-------- Task material

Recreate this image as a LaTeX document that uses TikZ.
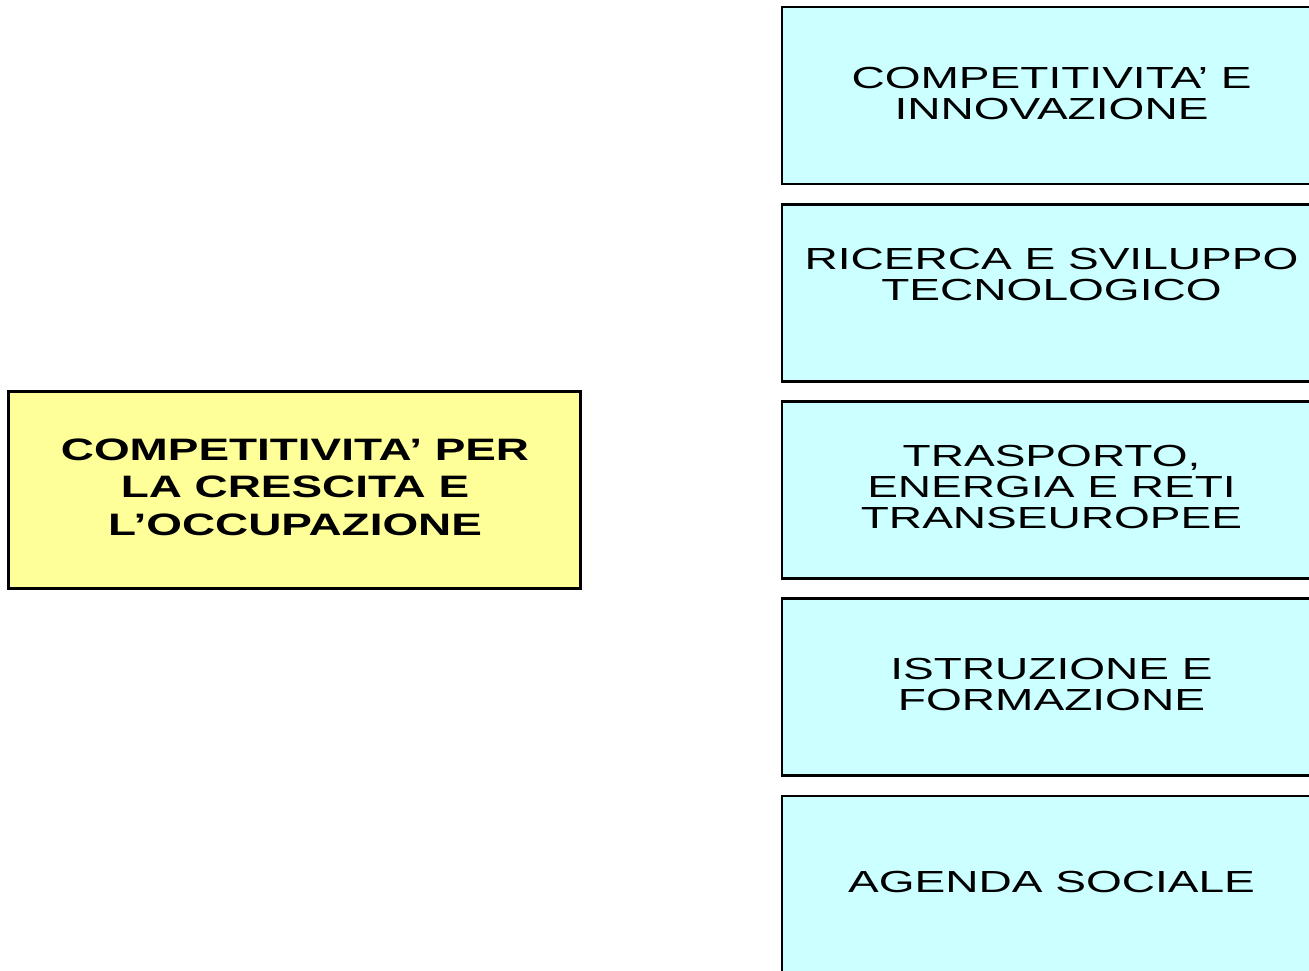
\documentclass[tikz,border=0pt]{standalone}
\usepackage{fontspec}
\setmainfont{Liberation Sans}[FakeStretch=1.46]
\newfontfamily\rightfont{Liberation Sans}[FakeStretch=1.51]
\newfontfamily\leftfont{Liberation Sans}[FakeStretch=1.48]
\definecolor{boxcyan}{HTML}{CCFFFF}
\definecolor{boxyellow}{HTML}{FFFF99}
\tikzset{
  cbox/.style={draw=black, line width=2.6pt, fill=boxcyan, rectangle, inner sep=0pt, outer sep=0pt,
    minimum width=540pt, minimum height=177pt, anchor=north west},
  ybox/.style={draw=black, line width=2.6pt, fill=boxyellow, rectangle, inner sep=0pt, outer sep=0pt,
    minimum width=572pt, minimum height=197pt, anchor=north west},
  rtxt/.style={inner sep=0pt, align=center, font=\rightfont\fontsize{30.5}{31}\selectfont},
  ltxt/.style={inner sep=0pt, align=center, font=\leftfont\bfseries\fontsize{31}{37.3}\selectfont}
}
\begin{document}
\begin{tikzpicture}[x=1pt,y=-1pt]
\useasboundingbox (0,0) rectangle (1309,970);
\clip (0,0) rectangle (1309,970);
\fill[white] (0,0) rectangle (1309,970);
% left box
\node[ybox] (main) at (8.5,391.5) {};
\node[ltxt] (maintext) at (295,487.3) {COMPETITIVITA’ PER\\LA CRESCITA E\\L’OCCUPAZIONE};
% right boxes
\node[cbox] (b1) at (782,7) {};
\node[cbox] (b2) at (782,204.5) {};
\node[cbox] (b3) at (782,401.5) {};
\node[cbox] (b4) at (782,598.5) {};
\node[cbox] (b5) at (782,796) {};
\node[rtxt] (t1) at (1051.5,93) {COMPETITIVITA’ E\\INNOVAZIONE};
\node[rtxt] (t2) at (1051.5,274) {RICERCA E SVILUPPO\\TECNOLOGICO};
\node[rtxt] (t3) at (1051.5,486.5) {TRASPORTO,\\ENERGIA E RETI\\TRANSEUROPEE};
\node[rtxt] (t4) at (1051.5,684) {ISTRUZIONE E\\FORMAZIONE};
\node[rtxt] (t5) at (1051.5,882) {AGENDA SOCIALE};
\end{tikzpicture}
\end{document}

----------------
-------- Task material

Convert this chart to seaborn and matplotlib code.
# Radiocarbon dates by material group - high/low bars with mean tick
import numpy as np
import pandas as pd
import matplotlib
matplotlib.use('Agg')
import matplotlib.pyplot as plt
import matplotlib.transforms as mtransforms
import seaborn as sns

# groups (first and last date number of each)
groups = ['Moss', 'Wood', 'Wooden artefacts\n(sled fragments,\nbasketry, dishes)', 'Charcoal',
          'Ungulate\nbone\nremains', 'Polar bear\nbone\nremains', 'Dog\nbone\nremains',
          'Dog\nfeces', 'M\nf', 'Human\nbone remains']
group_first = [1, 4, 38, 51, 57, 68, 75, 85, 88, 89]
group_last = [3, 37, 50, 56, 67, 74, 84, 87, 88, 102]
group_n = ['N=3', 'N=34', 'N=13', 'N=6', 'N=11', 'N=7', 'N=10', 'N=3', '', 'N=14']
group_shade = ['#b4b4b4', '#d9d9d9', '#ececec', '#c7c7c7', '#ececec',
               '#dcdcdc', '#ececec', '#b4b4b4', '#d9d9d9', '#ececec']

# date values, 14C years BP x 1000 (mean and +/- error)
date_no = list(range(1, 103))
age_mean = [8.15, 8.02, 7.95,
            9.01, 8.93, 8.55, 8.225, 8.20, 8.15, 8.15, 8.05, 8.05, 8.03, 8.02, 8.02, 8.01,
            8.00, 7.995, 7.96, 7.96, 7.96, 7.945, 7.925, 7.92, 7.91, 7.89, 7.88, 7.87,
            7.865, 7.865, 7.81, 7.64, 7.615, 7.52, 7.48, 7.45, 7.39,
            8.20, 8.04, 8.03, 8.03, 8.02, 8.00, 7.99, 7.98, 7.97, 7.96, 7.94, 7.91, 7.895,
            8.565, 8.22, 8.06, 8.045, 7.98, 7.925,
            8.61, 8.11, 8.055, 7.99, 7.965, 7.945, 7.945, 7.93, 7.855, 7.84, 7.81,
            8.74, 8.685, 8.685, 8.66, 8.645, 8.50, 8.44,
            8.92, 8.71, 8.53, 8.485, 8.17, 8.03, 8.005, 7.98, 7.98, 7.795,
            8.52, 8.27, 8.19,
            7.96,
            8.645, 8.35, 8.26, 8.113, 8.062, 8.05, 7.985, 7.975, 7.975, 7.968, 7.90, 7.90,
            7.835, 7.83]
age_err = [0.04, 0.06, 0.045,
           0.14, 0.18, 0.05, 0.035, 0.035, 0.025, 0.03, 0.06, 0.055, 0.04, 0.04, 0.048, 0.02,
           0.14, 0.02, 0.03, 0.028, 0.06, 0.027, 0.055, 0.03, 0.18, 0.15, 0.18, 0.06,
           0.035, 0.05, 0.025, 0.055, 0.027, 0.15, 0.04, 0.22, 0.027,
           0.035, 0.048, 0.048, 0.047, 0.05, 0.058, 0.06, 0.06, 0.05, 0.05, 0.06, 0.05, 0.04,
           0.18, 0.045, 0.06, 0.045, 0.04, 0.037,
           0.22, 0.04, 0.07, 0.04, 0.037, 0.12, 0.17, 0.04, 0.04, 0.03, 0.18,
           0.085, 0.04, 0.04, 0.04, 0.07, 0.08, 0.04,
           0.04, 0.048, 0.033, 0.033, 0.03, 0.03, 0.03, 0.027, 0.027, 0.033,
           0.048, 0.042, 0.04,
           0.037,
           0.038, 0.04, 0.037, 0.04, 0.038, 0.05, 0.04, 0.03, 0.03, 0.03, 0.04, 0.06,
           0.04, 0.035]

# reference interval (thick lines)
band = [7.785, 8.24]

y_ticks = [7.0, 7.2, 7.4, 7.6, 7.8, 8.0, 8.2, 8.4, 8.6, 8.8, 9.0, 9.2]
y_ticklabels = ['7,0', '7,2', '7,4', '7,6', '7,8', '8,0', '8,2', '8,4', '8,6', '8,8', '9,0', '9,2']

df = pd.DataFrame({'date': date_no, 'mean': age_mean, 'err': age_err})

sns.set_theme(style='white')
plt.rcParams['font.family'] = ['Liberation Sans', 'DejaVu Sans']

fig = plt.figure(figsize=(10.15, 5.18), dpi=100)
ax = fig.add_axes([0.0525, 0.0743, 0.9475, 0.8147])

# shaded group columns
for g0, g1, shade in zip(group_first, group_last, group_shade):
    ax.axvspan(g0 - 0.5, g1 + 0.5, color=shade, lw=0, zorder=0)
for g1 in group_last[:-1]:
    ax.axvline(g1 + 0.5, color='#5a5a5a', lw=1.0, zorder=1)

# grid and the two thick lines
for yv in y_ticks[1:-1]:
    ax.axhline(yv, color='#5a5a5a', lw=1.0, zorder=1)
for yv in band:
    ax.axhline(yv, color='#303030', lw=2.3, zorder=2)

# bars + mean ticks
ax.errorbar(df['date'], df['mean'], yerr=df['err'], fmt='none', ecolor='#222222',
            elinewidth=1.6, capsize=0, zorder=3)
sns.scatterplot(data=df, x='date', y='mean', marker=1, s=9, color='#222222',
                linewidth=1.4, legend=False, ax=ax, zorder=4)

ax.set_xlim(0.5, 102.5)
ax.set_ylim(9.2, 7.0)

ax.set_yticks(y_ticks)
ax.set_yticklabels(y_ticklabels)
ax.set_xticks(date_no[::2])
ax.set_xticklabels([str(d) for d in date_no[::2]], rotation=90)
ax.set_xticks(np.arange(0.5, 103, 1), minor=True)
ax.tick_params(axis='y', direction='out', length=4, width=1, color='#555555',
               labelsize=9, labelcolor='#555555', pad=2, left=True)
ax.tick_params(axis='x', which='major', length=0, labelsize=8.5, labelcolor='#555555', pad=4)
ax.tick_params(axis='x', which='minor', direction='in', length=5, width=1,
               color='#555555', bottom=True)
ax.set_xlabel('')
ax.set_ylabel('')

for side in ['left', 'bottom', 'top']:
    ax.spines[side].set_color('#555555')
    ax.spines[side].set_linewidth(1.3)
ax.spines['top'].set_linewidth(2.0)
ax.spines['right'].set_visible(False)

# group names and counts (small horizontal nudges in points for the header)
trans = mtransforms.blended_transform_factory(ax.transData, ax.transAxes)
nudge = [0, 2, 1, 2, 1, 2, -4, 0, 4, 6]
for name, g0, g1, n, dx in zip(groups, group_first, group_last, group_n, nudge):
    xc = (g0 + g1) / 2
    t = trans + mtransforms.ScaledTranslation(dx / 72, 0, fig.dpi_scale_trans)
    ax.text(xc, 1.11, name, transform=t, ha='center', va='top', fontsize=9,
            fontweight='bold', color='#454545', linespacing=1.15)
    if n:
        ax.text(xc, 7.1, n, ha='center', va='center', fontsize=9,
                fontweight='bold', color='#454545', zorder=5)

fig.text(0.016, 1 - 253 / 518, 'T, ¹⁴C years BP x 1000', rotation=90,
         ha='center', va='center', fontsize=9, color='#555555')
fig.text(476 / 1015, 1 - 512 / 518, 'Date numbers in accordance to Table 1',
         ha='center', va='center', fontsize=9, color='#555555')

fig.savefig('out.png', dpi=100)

----------------
-------- Task material

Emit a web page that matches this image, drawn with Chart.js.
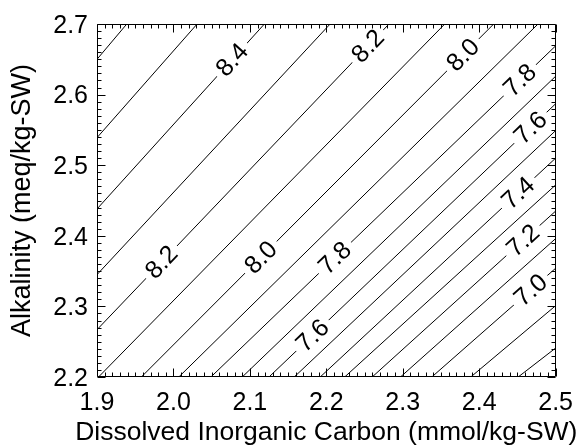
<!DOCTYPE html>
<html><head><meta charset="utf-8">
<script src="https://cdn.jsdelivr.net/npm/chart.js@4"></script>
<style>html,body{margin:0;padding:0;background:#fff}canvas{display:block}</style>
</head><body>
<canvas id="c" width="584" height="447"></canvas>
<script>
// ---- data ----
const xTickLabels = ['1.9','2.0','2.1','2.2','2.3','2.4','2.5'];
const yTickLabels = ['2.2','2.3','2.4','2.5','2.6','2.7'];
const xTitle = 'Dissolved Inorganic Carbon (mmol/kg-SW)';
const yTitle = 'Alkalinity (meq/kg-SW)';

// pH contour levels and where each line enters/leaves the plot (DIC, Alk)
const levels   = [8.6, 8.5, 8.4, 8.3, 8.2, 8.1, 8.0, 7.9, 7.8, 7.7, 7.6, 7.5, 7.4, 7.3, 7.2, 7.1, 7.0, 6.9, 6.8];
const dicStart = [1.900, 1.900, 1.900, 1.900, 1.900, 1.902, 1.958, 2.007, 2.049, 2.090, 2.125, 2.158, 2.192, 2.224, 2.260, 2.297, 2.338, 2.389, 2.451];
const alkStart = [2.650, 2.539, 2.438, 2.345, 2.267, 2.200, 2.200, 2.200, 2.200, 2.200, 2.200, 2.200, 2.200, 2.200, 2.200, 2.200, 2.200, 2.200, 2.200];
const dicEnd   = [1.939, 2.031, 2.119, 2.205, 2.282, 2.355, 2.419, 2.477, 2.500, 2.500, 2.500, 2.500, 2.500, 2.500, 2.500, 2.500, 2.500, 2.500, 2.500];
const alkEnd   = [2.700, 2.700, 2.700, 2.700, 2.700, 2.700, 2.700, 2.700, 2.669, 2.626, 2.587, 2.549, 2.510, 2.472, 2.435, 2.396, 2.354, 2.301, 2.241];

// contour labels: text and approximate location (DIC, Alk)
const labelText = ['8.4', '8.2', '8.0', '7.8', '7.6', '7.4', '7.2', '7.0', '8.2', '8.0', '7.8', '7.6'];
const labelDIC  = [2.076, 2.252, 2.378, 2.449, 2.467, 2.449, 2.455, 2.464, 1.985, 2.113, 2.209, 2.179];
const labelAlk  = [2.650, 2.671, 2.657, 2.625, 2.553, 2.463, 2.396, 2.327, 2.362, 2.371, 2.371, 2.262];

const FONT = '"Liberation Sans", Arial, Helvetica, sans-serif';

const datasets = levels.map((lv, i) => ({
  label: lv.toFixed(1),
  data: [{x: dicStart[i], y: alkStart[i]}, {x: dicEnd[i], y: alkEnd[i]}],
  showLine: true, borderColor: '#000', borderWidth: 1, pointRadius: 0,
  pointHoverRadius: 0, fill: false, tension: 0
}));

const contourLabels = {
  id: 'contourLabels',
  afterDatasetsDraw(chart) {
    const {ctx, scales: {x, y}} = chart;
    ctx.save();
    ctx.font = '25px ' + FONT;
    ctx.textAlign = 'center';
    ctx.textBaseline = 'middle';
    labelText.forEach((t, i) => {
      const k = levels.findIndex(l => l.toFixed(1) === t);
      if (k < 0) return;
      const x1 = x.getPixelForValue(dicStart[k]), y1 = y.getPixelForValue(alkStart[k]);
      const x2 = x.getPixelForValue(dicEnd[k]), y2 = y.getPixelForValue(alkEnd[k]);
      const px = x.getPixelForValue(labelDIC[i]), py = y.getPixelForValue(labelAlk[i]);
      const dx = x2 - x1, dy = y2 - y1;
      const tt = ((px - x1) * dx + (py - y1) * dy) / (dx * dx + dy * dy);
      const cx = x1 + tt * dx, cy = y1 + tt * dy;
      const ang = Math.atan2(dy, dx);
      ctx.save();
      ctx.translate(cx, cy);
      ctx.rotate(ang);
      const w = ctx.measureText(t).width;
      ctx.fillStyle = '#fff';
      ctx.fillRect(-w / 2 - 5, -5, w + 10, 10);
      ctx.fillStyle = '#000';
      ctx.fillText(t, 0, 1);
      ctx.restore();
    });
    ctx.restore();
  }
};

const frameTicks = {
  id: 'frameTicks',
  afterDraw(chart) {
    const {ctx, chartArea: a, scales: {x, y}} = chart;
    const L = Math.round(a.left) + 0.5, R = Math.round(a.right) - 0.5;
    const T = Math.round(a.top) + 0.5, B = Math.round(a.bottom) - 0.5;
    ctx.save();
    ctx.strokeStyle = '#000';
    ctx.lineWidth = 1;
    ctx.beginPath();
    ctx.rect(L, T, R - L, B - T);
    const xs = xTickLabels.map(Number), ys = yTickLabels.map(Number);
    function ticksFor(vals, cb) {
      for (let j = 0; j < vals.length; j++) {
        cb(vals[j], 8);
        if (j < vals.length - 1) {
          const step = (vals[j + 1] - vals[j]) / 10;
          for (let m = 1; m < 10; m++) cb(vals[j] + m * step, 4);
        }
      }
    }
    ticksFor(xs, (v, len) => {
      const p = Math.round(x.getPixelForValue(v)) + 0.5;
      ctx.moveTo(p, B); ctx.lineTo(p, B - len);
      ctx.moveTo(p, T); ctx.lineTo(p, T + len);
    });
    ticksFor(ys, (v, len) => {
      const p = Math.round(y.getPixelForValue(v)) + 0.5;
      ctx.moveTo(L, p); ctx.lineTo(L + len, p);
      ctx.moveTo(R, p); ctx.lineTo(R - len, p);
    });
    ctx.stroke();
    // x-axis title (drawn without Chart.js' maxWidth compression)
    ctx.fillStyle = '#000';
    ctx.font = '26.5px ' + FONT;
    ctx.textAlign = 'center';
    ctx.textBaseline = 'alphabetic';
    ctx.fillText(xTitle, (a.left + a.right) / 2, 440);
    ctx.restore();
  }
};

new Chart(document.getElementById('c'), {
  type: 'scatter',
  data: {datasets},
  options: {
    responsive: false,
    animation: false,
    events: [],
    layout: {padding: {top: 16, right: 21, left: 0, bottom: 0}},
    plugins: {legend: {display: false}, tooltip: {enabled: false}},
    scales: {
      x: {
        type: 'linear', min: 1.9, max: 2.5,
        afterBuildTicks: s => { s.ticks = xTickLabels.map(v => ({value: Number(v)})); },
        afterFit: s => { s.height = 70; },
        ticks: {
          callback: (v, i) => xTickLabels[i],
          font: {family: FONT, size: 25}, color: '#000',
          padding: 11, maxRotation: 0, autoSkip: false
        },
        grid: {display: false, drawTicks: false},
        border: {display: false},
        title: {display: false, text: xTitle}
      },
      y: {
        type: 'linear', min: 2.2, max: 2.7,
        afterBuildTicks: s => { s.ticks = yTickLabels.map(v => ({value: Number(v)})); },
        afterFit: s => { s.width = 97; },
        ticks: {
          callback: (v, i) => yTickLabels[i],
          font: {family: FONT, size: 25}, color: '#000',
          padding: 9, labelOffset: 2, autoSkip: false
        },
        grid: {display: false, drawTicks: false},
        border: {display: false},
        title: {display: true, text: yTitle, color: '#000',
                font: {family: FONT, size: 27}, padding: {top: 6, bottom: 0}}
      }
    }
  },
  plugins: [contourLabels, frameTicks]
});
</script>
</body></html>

----------------

▶ [The exercise] Show every line that contains the word "drawn".

▶ [Output of the exercise]
Emit a web page that matches this image, drawn with Chart.js.
    // x-axis title (drawn without Chart.js' maxWidth compression)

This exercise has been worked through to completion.